Most financial plans are built around numbers – income, tax efficiency, asset allocation, and long-term projections. But many clients, particularly later in life, begin to focus on something less tangible and often more important: what they leave behind.
Legacy giving is where financial planning and personal values intersect. For advisors, it’s an opportunity to deepen client relationships while helping clients act on priorities that may have been unspoken for years.
What Legacy Giving Really Means
Legacy giving, often referred to as planned giving, is the inclusion of charitable intent within an estate plan. These gifts are typically structured during a client’s lifetime and fulfilled after death through vehicles such as bequests, beneficiary designations, or charitable trusts.
Unlike annual donations, legacy gifts are deliberate and enduring. They reflect not just what a client has accumulated, but what they want to stand for over time.
Increasingly, clients are also looking for ways to structure these gifts so they remain flexible and effective over time.
Why This Conversation Matters for Advisors
Advisors are already leading estate planning discussions, reviewing wills, coordinating with attorneys, and helping clients think through how assets will be distributed.
Introducing legacy giving into that conversation isn’t a departure. It’s a natural extension.
And in many cases, it’s a conversation waiting to happen.

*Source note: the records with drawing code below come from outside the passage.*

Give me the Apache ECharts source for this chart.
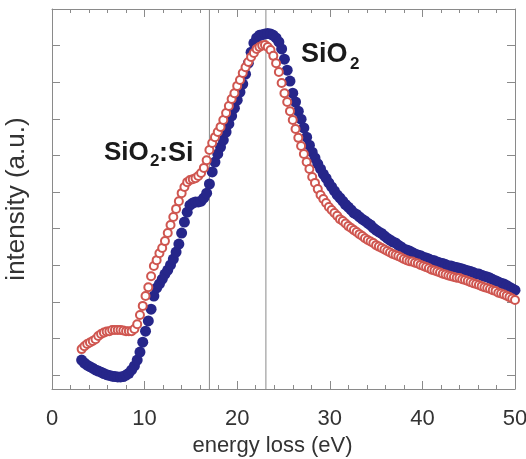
<!DOCTYPE html>
<html><head><meta charset="utf-8">
<script src="https://cdn.jsdelivr.net/npm/echarts@6/dist/echarts.min.js"></script>
<style>html,body{margin:0;padding:0;background:#fff}#c{width:526px;height:459px}</style>
</head><body><div id="c"></div>
<script>
// energy loss (eV)
const energy = [3.2,3.5,3.8,4.1,4.4,4.7,5.0,5.3,5.6,5.9,6.2,6.5,6.8,7.1,7.4,7.7,8.0,8.3,8.6,8.9,9.2,9.5,9.8,10.1,10.4,10.7,11.0,11.3,11.6,11.9,12.2,12.5,12.8,13.1,13.4,13.7,14.0,14.3,14.6,14.9,15.2,15.5,15.8,16.1,16.4,16.7,17.0,17.3,17.6,17.9,18.2,18.5,18.8,19.1,19.4,19.7,20.0,20.3,20.6,20.9,21.2,21.5,21.8,22.1,22.4,22.7,23.0,23.3,23.6,23.9,24.2,24.5,24.8,25.1,25.4,25.7,26.0,26.3,26.6,26.9,27.2,27.5,27.8,28.1,28.4,28.7,29.0,29.3,29.6,29.9,30.2,30.5,30.8,31.1,31.4,31.7,32.0,32.3,32.6,32.9,33.2,33.5,33.8,34.1,34.4,34.7,35.0,35.3,35.6,35.9,36.2,36.5,36.8,37.1,37.4,37.7,38.0,38.3,38.6,38.9,39.2,39.5,39.8,40.1,40.4,40.7,41.0,41.3,41.6,41.9,42.2,42.5,42.8,43.1,43.4,43.7,44.0,44.3,44.6,44.9,45.2,45.5,45.8,46.1,46.4,46.7,47.0,47.3,47.6,47.9,48.2,48.5,48.8,49.1,49.4,49.7,50.0];
// SiO2 (filled blue circles)
const sio2 = [4.1,3.3,2.7,2.3,1.9,1.4,1.1,0.8,0.4,0.1,
-0.1,-0.3,-0.4,-0.5,-0.5,-0.4,0.0,0.5,1.4,2.5,
4.1,6.3,9.0,12.0,14.8,18.0,21.6,23.8,24.9,26.2,
27.6,28.7,30.1,31.7,33.6,35.8,38.8,41.8,44.5,46.4,
47.0,47.3,47.3,47.5,48.4,49.7,52.2,55.5,58.2,60.4,
62.3,64.2,66.4,68.6,70.8,72.9,75.1,77.3,79.5,82.2,
85.2,88.2,90.7,92.1,92.8,93.0,93.2,93.3,93.2,92.8,
92.1,91.0,89.1,86.3,83.3,80.3,77.0,74.6,72.1,69.9,
67.5,65.0,62.8,60.9,59.3,57.7,56.3,54.9,53.8,52.5,
51.4,50.3,49.2,48.4,47.5,46.6,45.9,45.1,44.3,43.9,
43.2,42.6,42.1,41.5,41.0,40.2,39.6,39.1,38.7,38.0,
37.4,36.9,36.4,36.1,35.5,35.0,34.4,34.2,33.9,33.5,
33.1,32.8,32.6,32.2,32.0,31.7,31.4,31.2,30.9,30.6,
30.5,30.2,29.9,29.8,29.5,29.4,29.2,29.0,28.7,28.5,
28.3,28.0,27.7,27.6,27.3,27.0,26.8,26.5,26.1,25.8,
25.4,25.1,24.9,24.5,24.0,23.6,23.2];
// SiO2:Si (open red circles)
const sio2si = [7.1,7.9,8.5,8.9,9.3,9.8,10.7,11.2,11.6,11.9,
12.0,12.3,12.3,12.3,12.3,12.2,12.0,12.0,12.0,12.6,
13.9,16.4,18.9,21.6,24.0,27.0,29.8,31.4,33.3,34.7,
36.6,38.8,41.0,43.2,45.4,47.5,49.7,51.4,52.7,53.3,
53.5,53.8,54.4,55.2,56.6,58.7,61.5,63.4,65.0,66.4,
67.8,69.7,71.6,73.5,75.4,77.0,79.0,80.6,82.5,84.1,
85.5,86.9,88.0,89.1,89.6,90.0,90.2,89.6,88.8,87.2,
85.2,82.8,79.8,77.0,74.6,72.1,69.7,67.2,64.8,62.6,
60.4,58.2,56.3,54.1,52.5,50.8,49.2,48.1,47.0,45.9,
45.1,44.3,43.5,42.6,42.1,41.4,40.7,40.2,39.6,39.1,
38.5,38.0,37.4,36.9,36.5,36.1,35.5,35.1,34.7,34.3,
33.9,33.5,33.1,32.8,32.5,32.1,31.7,31.4,31.1,31.0,
30.7,30.5,30.1,29.8,29.5,29.2,28.8,28.6,28.3,28.0,
27.7,27.5,27.2,27.0,26.8,26.6,26.5,26.2,26.0,25.7,
25.4,25.1,24.9,24.6,24.3,24.0,23.8,23.5,23.2,23.0,
22.5,22.3,22.0,21.7,21.3,20.9,20.5];
const yTickValues = [0,10,20,30,40,50,60,70,80,90];
const guideLines = [17.0, 23.1];

const Y_MIN = -3.8, Y_MAX = 100;
const FONT = "'Liberation Sans', Arial, Helvetica, sans-serif";
const frame = {color:'#8a8a8a', width:1};
const chart = echarts.init(document.getElementById('c'), null, {renderer:'canvas'});
function xAx(pos, labels){
  return {type:'value', position:pos, min:0, max:50, interval:10,
    axisLine:{show:true, onZero:false, lineStyle:frame},
    axisTick:{show:true, inside:true, length:8, lineStyle:frame},
    minorTick:{show:true, splitNumber:5, length:4, lineStyle:frame},
    splitLine:{show:false}, minorSplitLine:{show:false},
    axisLabel:{show:labels, fontSize:22, color:'#333', margin:19, fontFamily:FONT},
    name: labels ? 'energy loss (eV)' : '', nameLocation:'middle', nameGap:45,
    nameTextStyle:{fontSize:22, color:'#333', fontFamily:FONT, padding:[0,22,0,0]}};
}
function yAx(pos, title){
  return {type:'value', position:pos, min:Y_MIN, max:Y_MAX,
    axisLine:{show:true, onZero:false, lineStyle:frame},
    axisTick:{show:true, inside:true, length:8, lineStyle:frame, customValues:yTickValues},
    axisLabel:{show:false, customValues:yTickValues},
    splitLine:{show:false},
    name: title ? 'intensity (a.u.)' : '', nameLocation:'middle', nameGap:22, nameRotate:90,
    nameTextStyle:{fontSize:26, color:'#333', fontFamily:FONT}};
}
const guideSeries = guideLines.map(v => ({
  type:'line', z:1, silent:true, symbol:'none', animation:false,
  lineStyle:{color:'#8a8a8a', width:1},
  data:[[v, Y_MIN],[v, Y_MAX]]
}));
chart.setOption({
  animation:false,
  backgroundColor:'#fff',
  grid:{left:52, right:11, top:9, bottom:70, outerBoundsMode:'none', containLabel:false},
  xAxis:[xAx('bottom', true), xAx('top', false)],
  yAxis:[yAx('left', true), yAx('right', false)],
  series:[
    ...guideSeries,
    {name:'SiO2', type:'scatter', z:2, symbol:'circle', symbolSize:11,
     itemStyle:{color:'#26268a', opacity:1},
     data: energy.map((x,i)=>[x, sio2[i]])},
    {name:'SiO2:Si', type:'scatter', z:3, symbol:'emptyCircle', symbolSize:8,
     itemStyle:{color:'#cf5650', borderWidth:1, opacity:1},
     data: energy.map((x,i)=>[x, sio2si[i]])}
  ],
  graphic:[
    {type:'text', x:104, y:140, style:{text:'SiO', font:"bold 26px "+FONT, fill:'#1a1a1a'}},
    {type:'text', x:150, y:153, style:{text:'2', font:"bold 17px "+FONT, fill:'#1a1a1a'}},
    {type:'text', x:159, y:140, style:{text:':Si', font:"bold 27px "+FONT, fill:'#1a1a1a'}},
    {type:'text', x:301, y:41, style:{text:'SiO', font:"bold 27px "+FONT, fill:'#1a1a1a'}},
    {type:'text', x:350, y:56, style:{text:'2', font:"bold 17px "+FONT, fill:'#1a1a1a'}}
  ]
});
</script></body></html>
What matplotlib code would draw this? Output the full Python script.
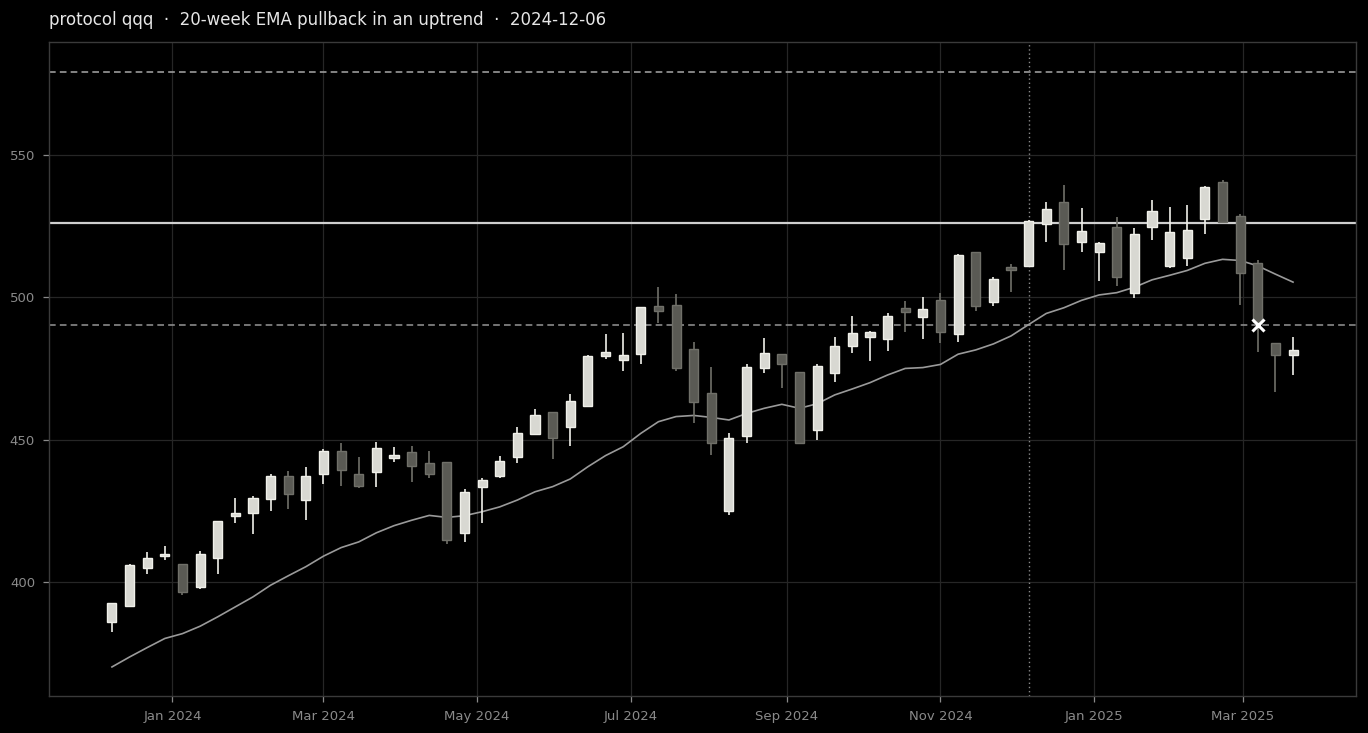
import matplotlib
matplotlib.use("Agg")
import matplotlib.pyplot as plt
import matplotlib.dates as mdates
import numpy as np
import pandas as pd

# ---- data ----
start_date = "2023-12-08"
n_weeks = 68
opens = [386.0, 391.6, 404.8, 409.3, 406.2, 398.1, 408.3, 423.3, 424.3, 429.0,
         437.3, 428.7, 437.8, 445.9, 437.8, 438.7, 443.4, 445.5, 441.7, 442.2,
         417.4, 433.2, 437.3, 444.0, 452.0, 459.6, 454.5, 461.9, 479.5, 478.1,
         480.0, 496.8, 497.2, 481.7, 466.3, 424.8, 451.4, 475.3, 480.0, 473.6,
         453.4, 473.3, 483.0, 485.9, 485.5, 496.1, 493.2, 498.9, 487.0, 515.7,
         498.2, 510.5, 511.1, 525.6, 533.6, 519.5, 515.8, 524.6, 501.4, 524.6,
         511.1, 513.7, 527.4, 540.4, 528.4, 511.9, 483.8, 479.6]
highs = [392.8, 406.5, 410.4, 412.7, 406.2, 411.0, 421.6, 429.6, 430.3, 437.8,
         439.1, 440.5, 446.6, 448.7, 444.0, 449.3, 447.3, 447.7, 446.1, 442.2,
         432.5, 436.4, 444.4, 454.5, 460.6, 459.8, 465.9, 479.7, 487.0, 487.3,
         496.7, 503.5, 501.0, 484.4, 475.6, 452.2, 476.5, 485.6, 480.0, 473.6,
         476.5, 486.2, 493.4, 488.3, 494.6, 498.8, 500.2, 501.4, 515.1, 515.7,
         507.0, 511.6, 527.2, 533.4, 539.5, 531.3, 519.5, 528.1, 524.2, 534.0,
         531.6, 532.4, 539.1, 541.0, 529.2, 512.9, 483.8, 485.9]
lows = [382.5, 391.2, 403.0, 407.7, 395.4, 397.7, 403.0, 420.6, 416.7, 425.1,
        425.5, 421.8, 434.4, 433.7, 432.9, 433.5, 442.2, 435.0, 436.4, 413.3,
        413.9, 420.6, 436.4, 441.7, 451.6, 443.1, 447.9, 461.6, 478.2, 474.1,
        476.5, 490.9, 474.1, 455.7, 444.6, 423.5, 448.7, 473.3, 468.0, 448.3,
        449.9, 470.4, 480.3, 477.6, 481.1, 487.7, 485.2, 483.8, 484.4, 495.0,
        496.9, 502.0, 510.8, 519.3, 509.6, 516.0, 505.8, 504.0, 499.6, 520.1,
        510.2, 511.1, 522.2, 526.3, 497.3, 480.7, 466.8, 472.7]
closes = [392.5, 405.9, 408.6, 410.0, 396.6, 410.0, 421.6, 424.3, 429.4, 437.3,
          430.8, 437.1, 445.9, 439.2, 433.9, 446.9, 444.6, 440.6, 438.1, 414.6,
          431.5, 436.0, 442.4, 452.2, 458.5, 450.7, 463.4, 479.5, 480.7, 479.6,
          496.5, 495.0, 475.3, 463.1, 448.7, 450.7, 475.4, 480.3, 476.5, 448.7,
          475.9, 482.9, 487.3, 487.7, 493.5, 494.7, 495.8, 487.7, 514.7, 496.9,
          506.3, 509.7, 526.9, 530.9, 518.6, 523.1, 519.0, 507.2, 522.1, 530.1,
          522.8, 523.5, 538.6, 526.3, 508.4, 491.4, 479.6, 481.4]
ema20 = [370.2, 373.7, 377.0, 380.2, 381.9, 384.5, 387.8, 391.3, 394.8, 398.9,
         402.2, 405.4, 409.1, 412.1, 414.1, 417.3, 419.8, 421.7, 423.4, 422.7,
         423.3, 424.7, 426.4, 428.8, 431.7, 433.5, 436.2, 440.5, 444.4, 447.5,
         452.2, 456.3, 458.1, 458.5, 457.8, 456.9, 459.2, 461.0, 462.4, 461.0,
         462.6, 465.7, 467.8, 470.0, 472.7, 475.0, 475.3, 476.4, 480.0, 481.5,
         483.6, 486.4, 490.4, 494.3, 496.3, 498.9, 500.8, 501.6, 503.5, 506.1,
         507.7, 509.4, 511.9, 513.3, 512.9, 511.0, 508.1, 505.3]
target_level = 579.2
resistance_level = 526.1
entry_level = 490.2
signal_date = "2024-12-06"
entry_date = "2025-03-07"
title_text = "protocol qqq  ·  20-week EMA pullback in an uptrend  ·  2024-12-06"

# ---- style ----
BG = "#000000"
GRID = "#262626"
SPINE = "#3a3a3a"
TICK = "#8a8a8a"
UP_FILL = "#d8d8d2"
UP_EDGE = "#f0f0ea"
DN_FILL = "#5a5a54"
DN_EDGE = "#707069"

dates = pd.date_range(start_date, periods=n_weeks, freq="W-FRI")
x = mdates.date2num(dates.to_pydatetime())
o = np.array(opens); h = np.array(highs); l = np.array(lows); c = np.array(closes)
up = c >= o

fig = plt.figure(figsize=(13.68, 7.33), dpi=100, facecolor=BG)
ax = fig.add_axes([49/1368, 1-696/733, (1356-49)/1368, (696-42)/733])
ax.set_facecolor(BG)

ax.grid(True, color=GRID, linewidth=0.9)
ax.set_axisbelow(True)

# horizontal levels
ax.axhline(target_level, color="#9a9a9a", linestyle=(0, (4, 2.5)), linewidth=1.2, zorder=2)
ax.axhline(resistance_level, color="#cfcfcf", linestyle="-", linewidth=1.6, zorder=2)
ax.axhline(entry_level, color="#8a8a8a", linestyle=(0, (4, 2.5)), linewidth=1.2, zorder=2)
ax.axvline(mdates.date2num(pd.Timestamp(signal_date)), color="#8a8a8a",
           linestyle=(0, (1, 2)), linewidth=1.0, zorder=2)

# EMA
ax.plot(x, ema20, color="#9a9a9a", linewidth=1.2, zorder=3)

# candles
w = 3.6
for cond, fill, edge in [(up, UP_FILL, UP_EDGE), (~up, DN_FILL, DN_EDGE)]:
    xs = x[cond]
    ax.vlines(xs, l[cond], h[cond], color=edge, linewidth=1.2, zorder=4)
    bottoms = np.minimum(o[cond], c[cond])
    heights = np.maximum(np.abs(c[cond] - o[cond]), 0.5)
    ax.bar(xs, heights, bottom=bottoms, width=w, color=fill, edgecolor=edge,
           linewidth=1.0, zorder=5)

# entry marker
ax.plot(mdates.date2num(pd.Timestamp(entry_date)), entry_level, marker="x",
        color="#ffffff", markersize=9, markeredgewidth=2.2, zorder=6)

# axes
ax.set_xlim(mdates.date2num(pd.Timestamp("2023-11-13")),
            mdates.date2num(pd.Timestamp("2025-04-15")))
ax.set_ylim(360, 589.6)
ax.xaxis.set_major_locator(mdates.MonthLocator(bymonth=[1, 3, 5, 7, 9, 11]))
ax.xaxis.set_major_formatter(mdates.DateFormatter("%b %Y"))
ax.set_yticks([400, 450, 500, 550])
ax.tick_params(colors=TICK, labelsize=9.5, length=4, width=0.9, pad=6)
for t in ax.get_xticklabels() + ax.get_yticklabels():
    t.set_color(TICK)
for s in ax.spines.values():
    s.set_color(SPINE)
    s.set_linewidth(1.0)

fig.text(49/1368, 1-20/733, title_text, color="#e6e6e6", fontsize=12,
         ha="left", va="center")

fig.savefig("out.png", dpi=100, facecolor=BG)
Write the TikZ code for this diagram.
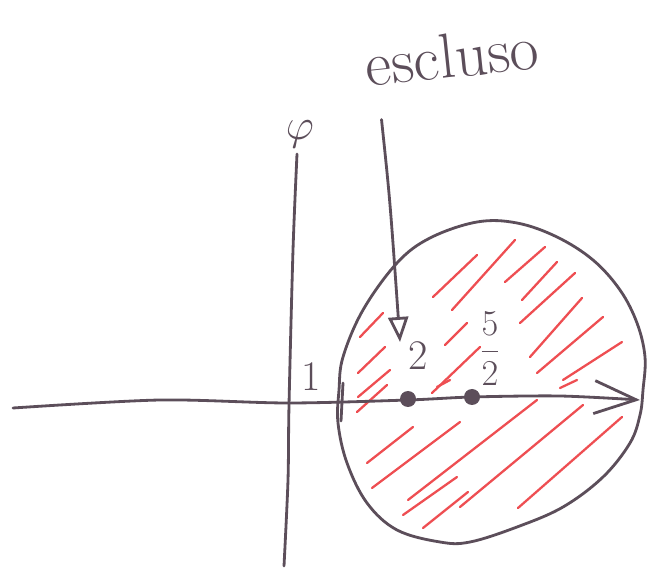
\documentclass[tikz,border=0pt]{standalone}
\usepackage{amsmath}
\usepackage{tikz}
\usetikzlibrary{arrows.meta}
\definecolor{pen}{RGB}{92,78,90}
\definecolor{hatch}{RGB}{238,78,82}
\tikzstyle{penline} = [draw=pen, line width=1.6pt, line cap=round, line join=round]
\tikzstyle{hatchline} = [draw=hatch, line width=1.3pt, line cap=round]
\tikzstyle{dot} = [circle, fill=pen, inner sep=0pt, minimum size=0.32cm]
\tikzstyle{handtext} = [text=pen, inner sep=0pt, font=\fontsize{24}{28}\selectfont]

\begin{document}
\begin{tikzpicture}[x=0.02cm, y=-0.02cm]
    \useasboundingbox (0,0) rectangle (662,573);

    % hatching inside the disc
    \foreach \xa/\ya/\xb/\yb in {433/297/477/255, 452/310/515/240, 505/282/545/247,
        522/300/557/262, 520/323/575/273, 530/357/582/298, 537/373/603/317,
        563/380/622/342, 360/337/383/313, 358/373/385/347, 445/345/467/323,
        432/393/480/347, 358/397/390/370, 357/412/387/385, 367/463/413/427,
        372/488/460/422, 408/500/537/400, 403/515/457/477, 423/528/468/492,
        460/507/583/405, 518/508/622/417, 437/387/450/380, 560/388/577/380}
        \draw [hatchline] (\xa,\ya) -- (\xb,\yb);

    % disc boundary
    \draw [penline] plot [smooth cycle, tension=0.6] coordinates {
        (477,222) (517,223) (557,237) (593,260) (620,290) (637,323) (645,357)
        (643,390) (640,415) (630,443) (603,477) (563,507) (517,527) (470,542)
        (440,542) (397,530) (367,503) (347,463) (338,423) (339,390) (343,357)
        (363,310) (397,263) (430,238)};

    % axes
    \node (phi) [handtext, font=\fontsize{36}{40}\selectfont] at (300,134) {$\varphi$};
    \draw [penline] plot [smooth] coordinates {(297,154) (293,250) (289,405) (288,480) (284,566)};
    \draw [penline, -{Straight Barb[length=0.84cm, width=0.66cm]}]
        plot [smooth] coordinates {(13,408) (160,400) (288,403) (408,400) (472,397) (560,396) (640,400)};
    \draw [penline] (343,383) -- (341,421);

    % points and labels
    \node (p2) [dot] at (408,399) {};
    \node (p52) [dot] at (472,397) {};
    \node (l1) [handtext] at (311,377) {1};
    \node (l2) [handtext] at (418,356) {2};
    \node (l52) [handtext, font=\fontsize{20}{24}\selectfont] at (490,349) {$\dfrac{5}{2}$};

    % excluded point
    \node (esc) [handtext, font=\fontsize{36}{40}\selectfont, rotate=6] at (452,56) {escluso};
    \coordinate (excl) at (400,342);
    \draw [penline, -{Triangle[open, length=0.5cm, width=0.4cm]}]
        (esc.south west) ++(14,32) coordinate (escfoot) .. controls (390,200) .. (excl);
\end{tikzpicture}
\end{document}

Clients who have supported the same organizations for years, or who feel strongly connected to their community, often haven’t been asked directly how they want that support to continue. A simple question, “Is there a cause you would want to include as part of your estate plan?” can open the door to one of the most meaningful planning conversations you’ll have.
Legacy discussions often shift the dynamic. They move the conversation beyond performance and into purpose, strengthening both trust and long-term engagement.
How Pinellas Community Foundation Supports Planned Legacy Giving
Pinellas Community Foundation (PCF) works alongside advisors to support what we refer to as a Planned Legacy Fund, a structured approach to charitable giving that extends beyond a simple request.
When a client includes PCF in their estate plan, we serve as the long-term steward of those charitable assets, ensuring that distributions are carried out in alignment with their intentions over time.
This approach offers several important advantages:
- Maintaining donor intent over time
Charities evolve, merge, or in some cases no longer exist. PCF ensures that a client’s original intent is honored by identifying organizations that continue to reflect their priorities, even as circumstances change. - Creating lasting funding through endowments
A Planned Legacy Fund can be structured to provide ongoing, sustainable support for charitable causes, allowing organizations to rely on consistent funding year after year. - Flexibility without revising estate documents
Clients can adjust charitable beneficiaries, priorities, or allocation amounts over time without needing to update their will or trust, simplifying the planning process significantly. - Opportunities for family involvement
In some cases, funds can be structured to allow future generations to participate in charitable decisions, extending both impact and engagement over time.
For many clients, this transforms legacy giving from a one-time decision into a flexible, enduring part of their overall financial plan.
Local Knowledge, Long-Term Impact
One of the challenges in legacy giving is not structuring the gift, it’s ensuring that the impact matches the client’s intent over time.
PCF brings deep knowledge of the nonprofit landscape in Pinellas County, along with the ability to evaluate, support, and distribute funds effectively for years to come.
For clients who care about this community, a legacy gift through PCF ensures their support remains connected, relevant, and effective well beyond their lifetime.
This becomes especially important when charitable plans are intended to last for decades, requiring both adaptability and oversight.
A Conversation Worth Having
Legacy planning doesn’t need to be complex or uncomfortable. In many cases, it’s one of the most rewarding conversations an advisor can initiate because it connects financial decisions to personal meaning.
PCF is here as a resource in those conversations. We can meet with clients, provide guidance, or simply be available when questions arise. Our role is to support the charitable side of the plan while you continue to guide the broader financial strategy.
Start the Conversation
If legacy giving may be part of a client’s long-term plan, it’s worth raising the question. Even a brief discussion can uncover goals that would otherwise remain unaddressed.